Pretreatment and/or Post-Treatment Required

• Pretreatment: Sand separation is required for sand-bedded dairies to prevent equipment wear. Primary solids separation or homogenization (e.g., buffer tanks) ensures consistent flow and protects equipment from large debris (e.g., stones, metal).
• Post-Treatment: Solids require storage, handling, and potential further processing for reuse as bedding, fertilizer, or energy feedstocks.

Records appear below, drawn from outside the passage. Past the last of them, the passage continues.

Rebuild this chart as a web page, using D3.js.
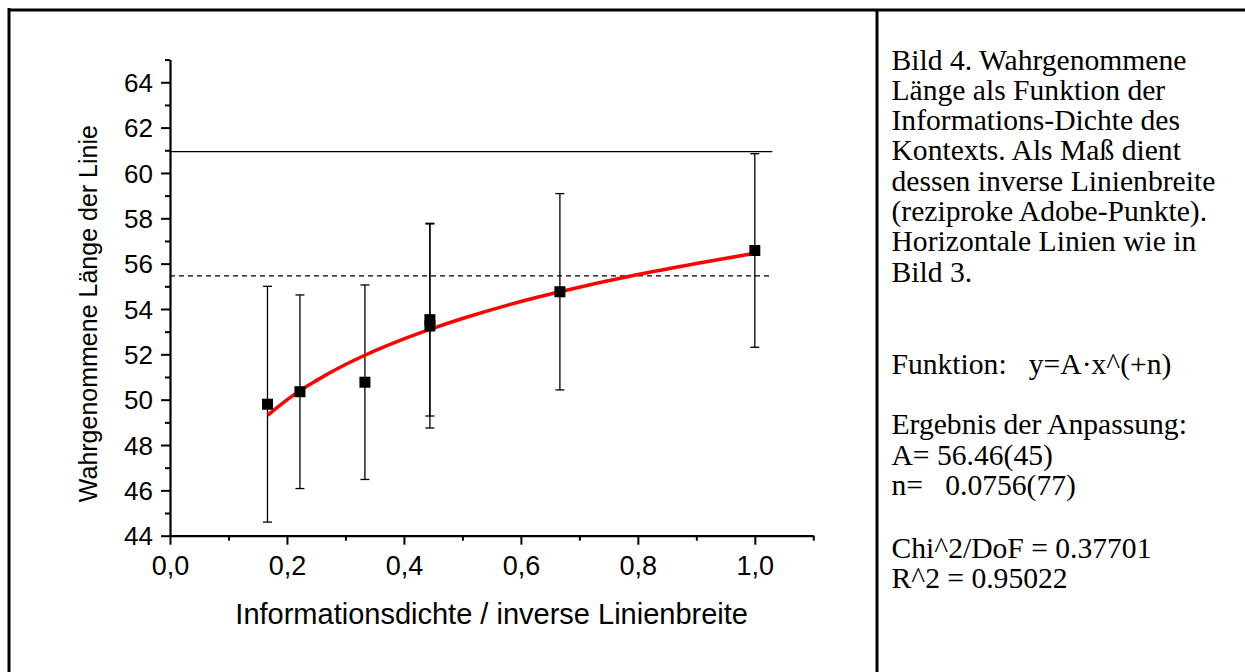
<!DOCTYPE html>
<html>
<head>
<meta charset="utf-8">
<script src="https://cdn.jsdelivr.net/npm/d3@7"></script>
<style>
  body { margin: 0; background: #fff; }
  svg { display: block; }
</style>
</head>
<body>
<div id="chart"></div>
<script>
// measured points (x = inverse line width, y = perceived length, err = +/-)
const xVals = [0.1667, 0.2222, 0.3333, 0.4444, 0.4444, 0.6667, 1.0];
const yVals = [49.8, 50.35, 50.77, 53.53, 53.25, 54.76, 56.58];
const yErr = [5.2, 4.27, 4.29, 4.25, 4.5, 4.33, 4.27];

// red fit curve
const fitX = [0.1667, 0.2, 0.2222, 0.25, 0.3, 0.3333, 0.4, 0.4444, 0.5, 0.6, 0.6667, 0.8, 0.9, 1.0];
const fitY = [49.31, 49.99, 50.4, 50.84, 51.55, 51.96, 52.68, 53.1, 53.58, 54.33, 54.76, 55.52, 56.01, 56.46];

// horizontal reference lines
const refSolid = 60.94;
const refDashed = 55.46;
const refEnd = 1.03;

const xTicks = [0, 0.2, 0.4, 0.6, 0.8, 1.0];
const xTickLabels = ["0,0", "0,2", "0,4", "0,6", "0,8", "1,0"];
const xMinor = [0.1, 0.3, 0.5, 0.7, 0.9, 1.1];
const yTicks = [44, 46, 48, 50, 52, 54, 56, 58, 60, 62, 64];
const yMinor = [45, 47, 49, 51, 53, 55, 57, 59, 61, 63, 65];

const xTitle = "Informationsdichte / inverse Linienbreite";
const yTitle = "Wahrgenommene Länge der Linie";

// caption, one array per paragraph
const captionParas = [
  [
    "Bild 4. Wahrgenommene",
    "Länge als Funktion der",
    "Informations-Dichte des",
    "Kontexts. Als Maß dient",
    "dessen inverse Linienbreite",
    "(reziproke Adobe-Punkte).",
    "Horizontale Linien wie in",
    "Bild 3."
  ],
  ["Funktion:   y=A·x^(+n)"],
  ["Ergebnis der Anpassung:", "A= 56.46(45)", "n=   0.0756(77)"],
  ["Chi^2/DoF = 0.37701", "R^2 = 0.95022"]
];

const width = 1245, height = 672;
const sans = "'Liberation Sans', Arial, sans-serif";
const serif = "'Liberation Serif', 'Times New Roman', serif";

const svg = d3.select("#chart").append("svg")
  .attr("width", width)
  .attr("height", height)
  .attr("viewBox", [0, 0, width, height]);

// page frame: left border, top border, divider
svg.append("line").attr("x1", 9).attr("x2", 9).attr("y1", 8).attr("y2", height)
  .attr("stroke", "#000").attr("stroke-width", 3);
svg.append("line").attr("x1", 8).attr("x2", width).attr("y1", 10).attr("y2", 10)
  .attr("stroke", "#000").attr("stroke-width", 3);
svg.append("line").attr("x1", 877).attr("x2", 877).attr("y1", 10).attr("y2", height)
  .attr("stroke", "#000").attr("stroke-width", 3);

const x = d3.scaleLinear().domain([0, 1.1]).range([170, 813.3]);
const y = d3.scaleLinear().domain([44, 65]).range([535.7, 59.6]);

// minor ticks
svg.append("g")
  .attr("transform", `translate(0,${y(44)})`)
  .call(d3.axisBottom(x).tickValues(xMinor).tickSize(5).tickFormat(""))
  .call(g => g.select(".domain").remove())
  .call(g => g.selectAll("line").attr("stroke-width", 2));
svg.append("g")
  .attr("transform", `translate(${x(0)},0)`)
  .call(d3.axisLeft(y).tickValues(yMinor).tickSize(5).tickFormat(""))
  .call(g => g.select(".domain").remove())
  .call(g => g.selectAll("line").attr("stroke-width", 2));

// x axis
const xAxisG = svg.append("g")
  .attr("transform", `translate(0,${y(44)})`)
  .call(d3.axisBottom(x).tickValues(xTicks).tickSize(9).tickSizeOuter(0)
    .tickFormat((d, i) => xTickLabels[i]));
xAxisG.select(".domain").attr("stroke-width", 2.2);
xAxisG.selectAll(".tick line").attr("stroke-width", 2);
xAxisG.selectAll(".tick text")
  .attr("font-family", sans).attr("font-size", 27).attr("fill", "#000")
  .attr("y", 39).attr("dy", 0);

// y axis
const yAxisG = svg.append("g")
  .attr("transform", `translate(${x(0)},0)`)
  .call(d3.axisLeft(y).tickValues(yTicks).tickSize(9).tickSizeOuter(0));
yAxisG.select(".domain").attr("stroke-width", 2.2);
yAxisG.selectAll(".tick line").attr("stroke-width", 2);
yAxisG.selectAll(".tick text")
  .attr("font-family", sans).attr("font-size", 26).attr("fill", "#000")
  .attr("x", -17).attr("dy", "0.35em");

// axis titles
svg.append("text")
  .attr("x", (x(0) + x(1.1)) / 2).attr("y", 624)
  .attr("text-anchor", "middle")
  .attr("font-family", sans).attr("font-size", 29)
  .text(xTitle);
svg.append("text")
  .attr("transform", `translate(96.7,${(y(44) + y(65)) / 2 + 16}) rotate(-90)`)
  .attr("text-anchor", "middle")
  .attr("font-family", sans).attr("font-size", 25)
  .text(yTitle);

// reference lines
svg.append("line")
  .attr("x1", x(0)).attr("x2", x(refEnd))
  .attr("y1", y(refSolid)).attr("y2", y(refSolid))
  .attr("stroke", "#000").attr("stroke-width", 1.4);
svg.append("line")
  .attr("x1", x(0)).attr("x2", x(refEnd))
  .attr("y1", y(refDashed)).attr("y2", y(refDashed))
  .attr("stroke", "#000").attr("stroke-width", 1.4)
  .attr("stroke-dasharray", "5,4");

// error bars
const pts = xVals.map((v, i) => ({ x: v, y: yVals[i], e: yErr[i] }));
const bars = svg.append("g").attr("stroke", "#000").attr("stroke-width", 1.3);
bars.selectAll(".bar").data(pts).join("line")
  .attr("x1", d => x(d.x)).attr("x2", d => x(d.x))
  .attr("y1", d => y(d.y - d.e)).attr("y2", d => y(d.y + d.e));
bars.selectAll(".capTop").data(pts).join("line")
  .attr("x1", d => x(d.x) - 4.5).attr("x2", d => x(d.x) + 4.5)
  .attr("y1", d => y(d.y + d.e)).attr("y2", d => y(d.y + d.e));
bars.selectAll(".capBot").data(pts).join("line")
  .attr("x1", d => x(d.x) - 4.5).attr("x2", d => x(d.x) + 4.5)
  .attr("y1", d => y(d.y - d.e)).attr("y2", d => y(d.y - d.e));

// fit curve
const fitLine = d3.line()
  .x(d => x(d[0]))
  .y(d => y(d[1]))
  .curve(d3.curveMonotoneX);
svg.append("path")
  .datum(fitX.map((v, i) => [v, fitY[i]]))
  .attr("fill", "none")
  .attr("stroke", "#ff0000")
  .attr("stroke-width", 3.5)
  .attr("d", fitLine);

// squares
svg.selectAll(".pt").data(pts).join("rect")
  .attr("x", d => x(d.x) - 5.5)
  .attr("y", d => y(d.y) - 5.5)
  .attr("width", 11).attr("height", 11)
  .attr("fill", "#000");

// caption text on the right
const lineH = 30.3;
const paraGap = [0, 62.5, 29.7, 32.7]; // extra space before each paragraph
const caption = svg.append("text")
  .attr("font-family", serif).attr("font-size", 29.6).attr("fill", "#000")
  .style("white-space", "pre");
let cy = 69.5 - lineH;
captionParas.forEach((para, p) => {
  cy += paraGap[p];
  para.forEach(line => {
    cy += lineH;
    caption.append("tspan").attr("x", 891.5).attr("y", cy).text(line);
  });
});
</script>
</body>
</html>
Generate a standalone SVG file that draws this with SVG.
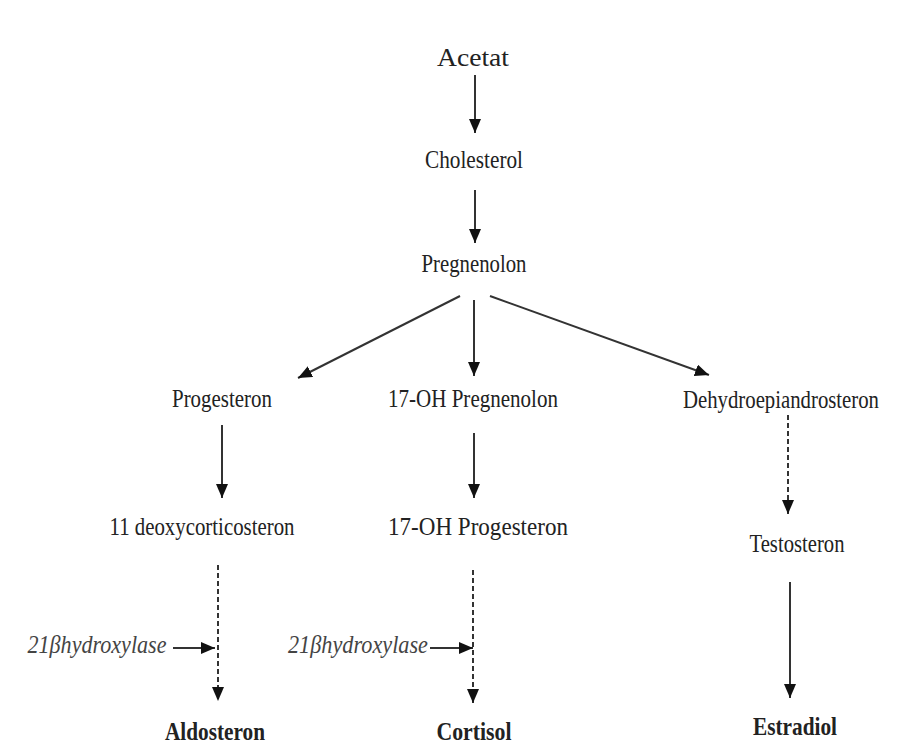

Liquids are stored for irrigation or further treatment.

Limitations

• High operating costs due to energy, maintenance, and chemical (polymer/coagulant) requirements.
• Complexity of operation requires consistent maintenance and operator training.
• Value-added markets for separated solids are immature, potentially limiting economic returns.
• Sand-laden manure can cause premature wear in mechanical systems like centrifuges.
• Polymer use may affect the organic certification of solids or alter their physical properties (e.g., water-holding capacity).
• Not effective for significant nitrogen or potassium separation without additional treatment.

Other Considerations

• Successful implementation requires a dedicated maintenance plan and operator training to ensure consistent performance.
• Farms must adapt manure application strategies to account for the nutrient profile of separated liquids and solids.
• Periodic testing (e.g., floc tests for chemical systems) may be needed to optimize performance.
• Use of organic polymers or coagulants may be necessary to meet organic certification standards.
• Capital and operating costs should be evaluated against existing manure management systems to ensure economic viability.